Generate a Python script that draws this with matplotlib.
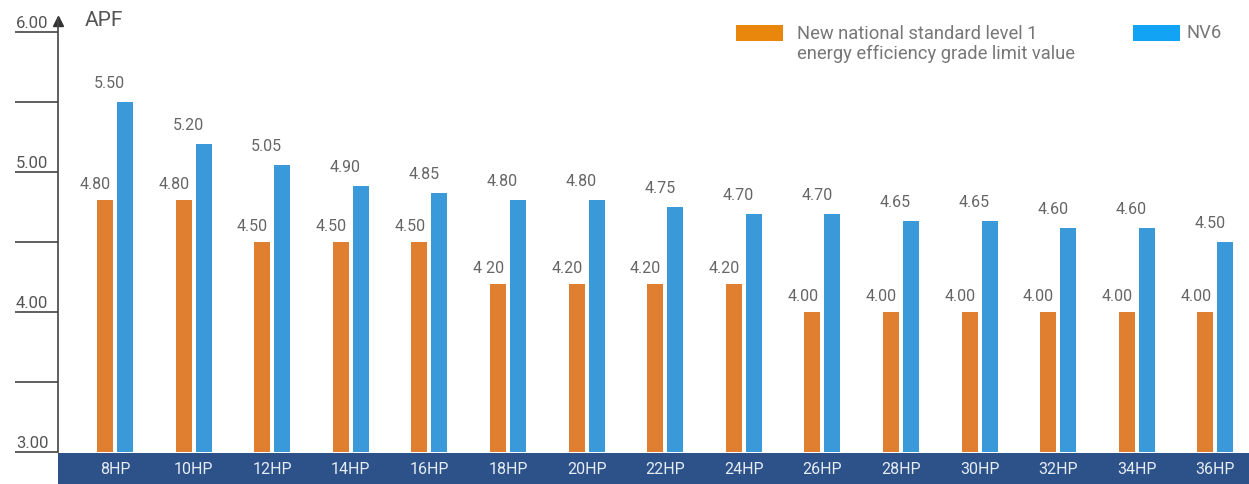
import matplotlib
matplotlib.use("Agg")
from matplotlib import pyplot as plt
from matplotlib.patches import Rectangle
from matplotlib.transforms import blended_transform_factory
import numpy as np

plt.rcParams['font.family'] = ['Roboto', 'DejaVu Sans']

categories = ["8HP", "10HP", "12HP", "14HP", "16HP", "18HP", "20HP", "22HP",
              "24HP", "26HP", "28HP", "30HP", "32HP", "34HP", "36HP"]
standard = [4.80, 4.80, 4.50, 4.50, 4.50, 4.20, 4.20, 4.20,
            4.20, 4.00, 4.00, 4.00, 4.00, 4.00, 4.00]
nv6 = [5.50, 5.20, 5.05, 4.90, 4.85, 4.80, 4.80, 4.75,
       4.70, 4.70, 4.65, 4.65, 4.60, 4.60, 4.50]
std_labels = ["4.80", "4.80", "4.50", "4.50", "4.50", "4 20", "4.20", "4.20",
              "4.20", "4.00", "4.00", "4.00", "4.00", "4.00", "4.00"]
yticks_major = [3.0, 4.0, 5.0, 6.0]
yticks_minor = [3.5, 4.5, 5.5]

W, H = 1249, 484
fig = plt.figure(figsize=(W / 100, H / 100), dpi=100)

# axes in pixel terms: left 58, right 1249, bottom 452, top 18
ax = fig.add_axes([58 / W, 1 - 452 / H, (W - 58) / W, (452 - 18) / H])
ymax = 3 + (452 - 18) / 140
ax.set_ylim(3, ymax)
step = 78.6
ax.set_xlim(-(115 - 58) / step, (W - 115) / step)

x = np.arange(len(categories))
orange = "#E07F30"
blue = "#3A9AD9"
bw = 16 / step
off = 10 / step
ax.bar(x - off, [v - 3 for v in standard], bottom=3, width=bw, color=orange)
ax.bar(x + off, [v - 3 for v in nv6], bottom=3, width=bw, color=blue)

for i in x:
    ax.annotate(std_labels[i], (i - 0.25, standard[i]), xytext=(0, 6),
                textcoords="offset points", ha="center", va="bottom",
                fontsize=11.5, color="#666666")
    ax.annotate(f"{nv6[i]:.2f}", (i - 0.07, nv6[i]), xytext=(0, 8),
                textcoords="offset points", ha="center", va="bottom",
                fontsize=11.5, color="#666666")

for s in ["top", "right", "bottom"]:
    ax.spines[s].set_visible(False)
ax.spines["left"].set_color("#444444")
ax.spines["left"].set_linewidth(1.2)

ax.set_xticks([])
ax.set_yticks(yticks_major + yticks_minor)
ax.set_yticklabels([])
ax.tick_params(axis="y", length=43 * 0.72, width=1.2, color="#444444", direction="out")

tr = blended_transform_factory(fig.transFigure, ax.transData)
for v in yticks_major:
    ax.text(16 / W, v + 0.01, f"{v:.2f}", transform=tr, ha="left", va="bottom",
            fontsize=12, color="#555555")

# arrow at top of y axis
ax.plot([0], [ymax - 0.02], marker="^", markersize=7, color="#333333",
        clip_on=False, transform=blended_transform_factory(ax.transAxes, ax.transData))
fig.text(85 / W, 1 - 21 / H, "APF", fontsize=15, color="#555555", va="center", ha="left")

# bottom band with category labels
fig.add_artist(Rectangle((58 / W, 0), (W - 58) / W, (H - 453) / H,
                         transform=fig.transFigure, color="#2D5289", lw=0))
trb = blended_transform_factory(ax.transData, fig.transFigure)
for i, c in enumerate(categories):
    fig.text(i, 1 - 469 / H, c, transform=trb, ha="center", va="center",
             fontsize=11.5, color="#E6ECF4")

# legend
fig.add_artist(Rectangle((736 / W, 1 - 41 / H), 47 / W, 16 / H,
                         transform=fig.transFigure, color="#E8870C", lw=0))
fig.add_artist(Rectangle((1133 / W, 1 - 41 / H), 47 / W, 16 / H,
                         transform=fig.transFigure, color="#12A3F5", lw=0))
fig.text(797 / W, 1 - 44 / H,
         "New national standard level 1\nenergy efficiency grade limit value",
         fontsize=13.2, color="#777777", ha="left", va="center", linespacing=1.2)
fig.text(1187 / W, 1 - 33 / H, "NV6", fontsize=13.2, color="#777777", ha="left", va="center")

fig.savefig("out.png", dpi=100)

> [Task to carry out]
Go through the preceding material and copy each line that has the word "matplotlib".

> [Exercise solution]
Generate a Python script that draws this with matplotlib.
import matplotlib
matplotlib.use("Agg")
from matplotlib import pyplot as plt
from matplotlib.patches import Rectangle
from matplotlib.transforms import blended_transform_factory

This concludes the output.